Child Safety: between a rock and a hard place

Ed Balls, the children’s secretary, has said that parents who look after each other’s children will not have to undergo criminal record checks and take childcare courses to make their arrangements legal.

He told MPs yesterday that he had agreed with Ofsted that this kind of arrangement was beyond the scope of their childcare inspections. His decision was prompted by an Ofsted inspector telling two police officers that they were breaking the law by taking turns to look after each other’s daughters while they worked shifts at Aylesbury police station.
While this is an overdue outbreak of common sense, it raises some awkward issues for the Independent Safeguarding Authority, which plans to vet 11.3 million adults, including many who take responsibility for children as voluntary helpers “frequently or intensively”. Since frequently means once a month or more over a period of three months, such reciprocal arrangements would clearly fall within it.
Last month Mr Balls asked the authority to look again at these definitions. But his advice over the Ofsted inspections seems to prejudge this review, and suggests that the authority is going to have to trim its massive list of potential criminals. (On September 18 it promised to tell me within 10 days how it reached the total of 11.3 million, or refer me to a document explaining it. I have yet to get a reply ... 16 working days later. But I dare say they’re busy.)
The real problem, however, is not Mr Balls’ embarrassment, but the implications of what he has just done. The majority of offences against children are carried out by parents or family friends, not by total strangers. If friends and acquaintances are excluded from the safeguarding system (which is the implication of his instruction to Ofsted), it will be rendered even more ineffective that it already seemed likely to be.
The Home Office published a paper in 1998 by Don Grubin (Police Research series paper 99) which summarises the evidence on sex offences against children. He  said: 

“Of those who reported some form of sexually abusive experience as children, 10 per cent said that the perpetrators were relatives (parents, siblings, uncles/aunts, cousins or grandparents), 46 per cent someone known to them (either an adult or peer), and 44 per cent  a stranger. However, if incidents of “flashing” are excluded, then 13 per cent of the perpetrators were relatives, 68 per cent known and just 18 per cent strangers.” 

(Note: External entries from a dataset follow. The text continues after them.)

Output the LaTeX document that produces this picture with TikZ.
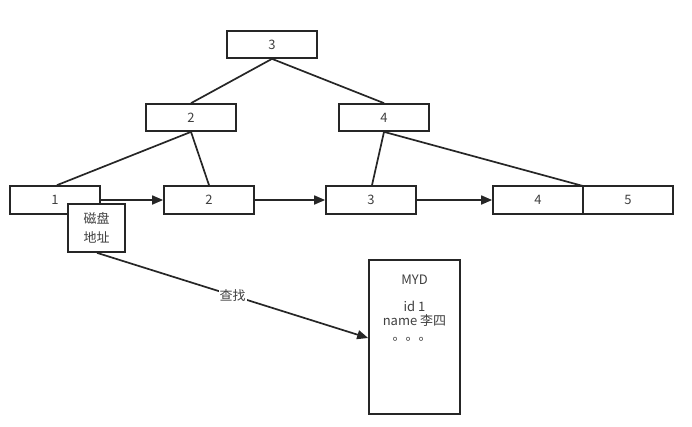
\documentclass[tikz,border=0pt]{standalone}
\usepackage{fontspec}
\setmainfont{Noto Sans CJK SC}
\usetikzlibrary{arrows.meta}
\begin{document}
\begin{tikzpicture}[x=1pt,y=-1pt,
  box/.style={draw=black!85,line width=1.7pt,fill=white,minimum width=90pt,minimum height=27pt,inner sep=0pt,font=\fontsize{13}{15}\selectfont,text=black!75},
  edge/.style={draw=black!85,line width=1.7pt},
  arr/.style={edge,-{Triangle[length=11pt,width=9pt]}},
  txt/.style={inner sep=0pt,font=\fontsize{13}{15}\selectfont,text=black!75}]
\useasboundingbox (0,0) rectangle (692,426);
\node[box] (r) at (272,44.5) {3};
\node[box] (a) at (191,117.5) {2};
\node[box] (b) at (384,117.5) {4};
\node[box,minimum height=28pt] (l1) at (55,200) {1};
\node[box,minimum height=28pt] (l2) at (209,200) {2};
\node[box,minimum height=28pt] (l3) at (371,200) {3};
\node[box,minimum height=28pt] (l4) at (538,200) {4};
\node[box,minimum height=28pt] (l5) at (628,200) {5};
\node[box,minimum width=57pt,minimum height=48pt,align=center,font=\fontsize{13}{19}\selectfont] (d) at (96.5,228) {磁盘\\地址};
\node[box,minimum width=91pt,minimum height=154pt] (m) at (414.5,337) {};
\node[txt] (m1) at (414.5,280) {MYD};
\node[txt] (m2) at (414.5,306) {id 1};
\node[txt] (m3) at (414.5,321) {name 李四};
\node[txt] (m4) at (412,339) {。。。};
\coordinate (j45) at (583,186);
\draw[edge] (r.south) -- (a.north);
\draw[edge] (r.south) -- (b.north);
\draw[edge] (a.south) -- ([xshift=2pt]l1.north);
\draw[edge] (a.south) -- (l2.north);
\draw[edge] (b.south) -- ([xshift=1pt]l3.north);
\draw[edge] (b.south) -- (j45);
\draw[arr] (l1.east) -- (l2.west);
\draw[arr] (l2.east) -- (l3.west);
\draw[arr] (l3.east) -- (l4.west);
\draw[arr] ([xshift=0.5pt]d.south) -- node[fill=white,inner sep=1pt,font=\fontsize{13}{15}\selectfont,text=black!75] (lab) {查找} ([yshift=-1pt]m.west);
\end{tikzpicture}
\end{document}
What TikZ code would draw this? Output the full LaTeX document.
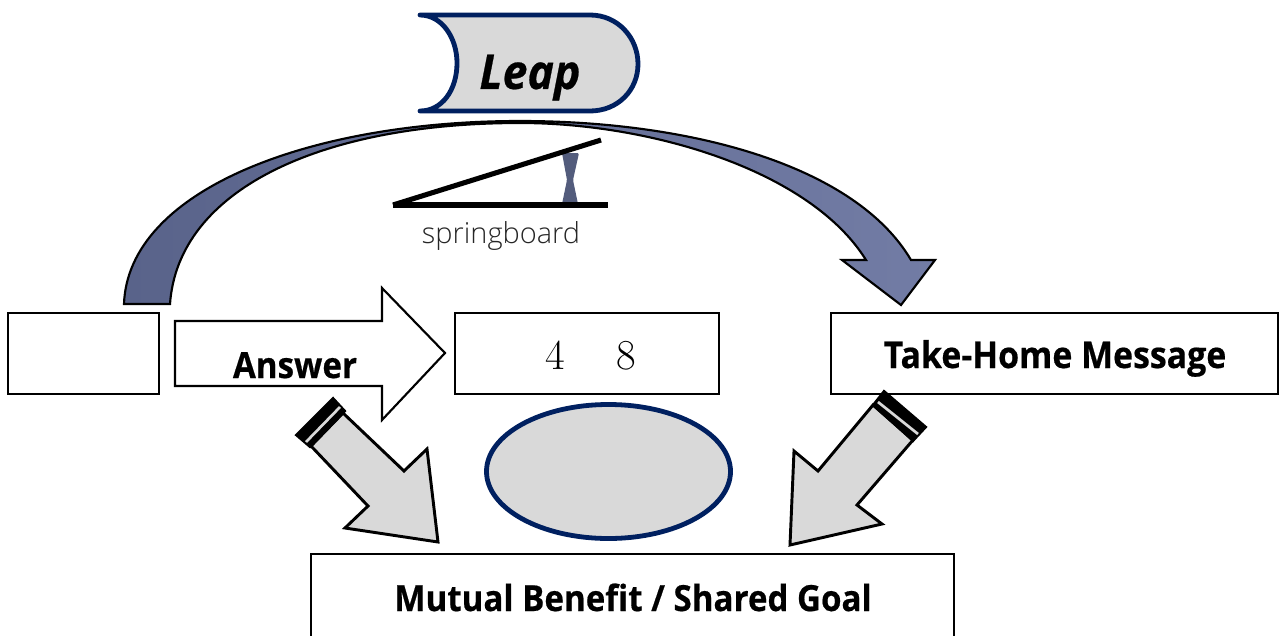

Much the same is true of homicide. The majority of children who are killed die at the hands of family or friends. Less than a quarter are killed by strangers, according to the NSPCC.
So a vetting system that excludes family, unpaid volunteers, and informal arrangements like that of the two Aylesbury policewomen will exclude something like 75-80 per cent of the likely perpetrators of murder or serious sexual assault against children. That, I guess, is precisely why the Independent Safeguarding Authority included such people. (We should be grateful they drew the line at vetting families, even though they are the most likely perpetrators.)
The truth is that anybody familiar with the pattern of offending against children would have realised that a safeguarding mission large enough to vet the majority of likely offenders would be too large and unconscionable to contemplate, and one that was small enough to gain public acceptability would miss the great majority of possible offenders, and would be no better than existing arrangements. In other words, the game wasn’t worth the candle.
But I don't recall hearing any of these arguments from childcare charities, MPs or peers as the bill went through Parliament. It will be interesting to see if Mr Balls can manage to wriggle out of this one.